Bairro gera oportunidade de trabalho

 

Outra comerciante que está há muito tempo na Viela Savino Degni é a costureira Edna Fabiano, 59 anos, que, assim como Vera, chegou ao local em 1998.

Edna contou que precisou se deslocar para o Centro, uma vez que a oportunidade de emprego era rara. “Sou costureira há muito tempo. Depois de uma certa idade, fica mais difícil arrumar trabalho com carteira assinada, ainda mais sendo mulher e negra. A Vera e outras comerciantes já estavam aqui na viela e vim para ajudar.”

A costureira disse ser muito agradecida pela oportunidade de atuar na viela. “Trabalhar por conta própria é sempre arriscado, mas está funcionando.
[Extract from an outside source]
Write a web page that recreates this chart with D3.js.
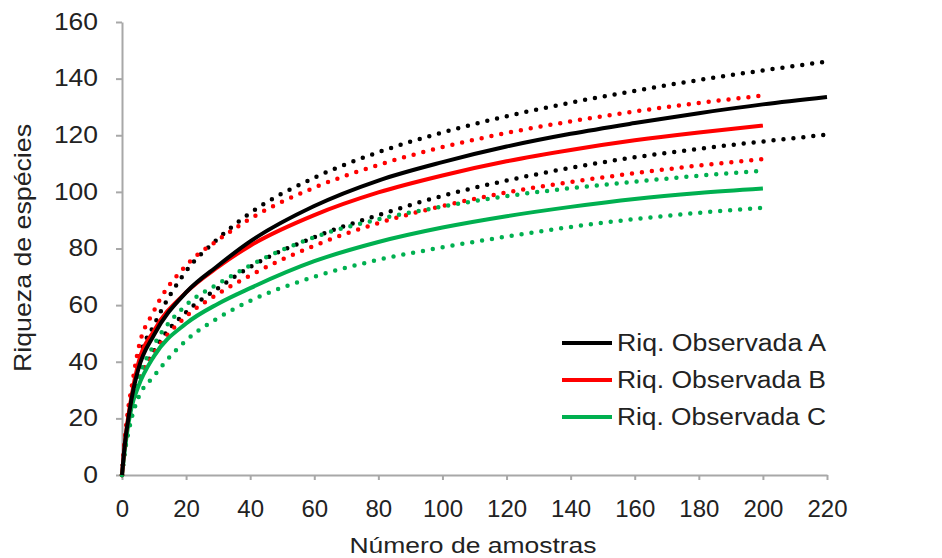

Não dependo de uma chance das empresas para sobreviver.”

Edna afirmou que há relação de cumplicidade entre os comerciantes que atuam por ali. “A gente toma conta, se ajuda. É importante manter bons relacionamentos com outros vizinhos, porque não há como viver sem o apoio dos demais. É como se fosse um condomínio, a gente decide tudo junto”, comparou a costureira.

Questionada sobre sua relação com o lugar, Edna disse que gosta de trabalhar na Savino Degni por conseguir modificar o cotidiano do espaço. “Quando chegamos era muito ruim, semelhante a uma favela, com moradores de rua dormindo nas calçadas. As pessoas não andavam por aqui por medo. Mas quando chegamos, mudamos isso com muita luta e cuidamos do que é nosso.”

Moradora do Parque Guaraciaba, Edna afirmou que gosta de ser reconhecida pelo seu trabalho. “É bom passar na rua, ver que tem gente que acena e te reconhece. É muito gratificante.”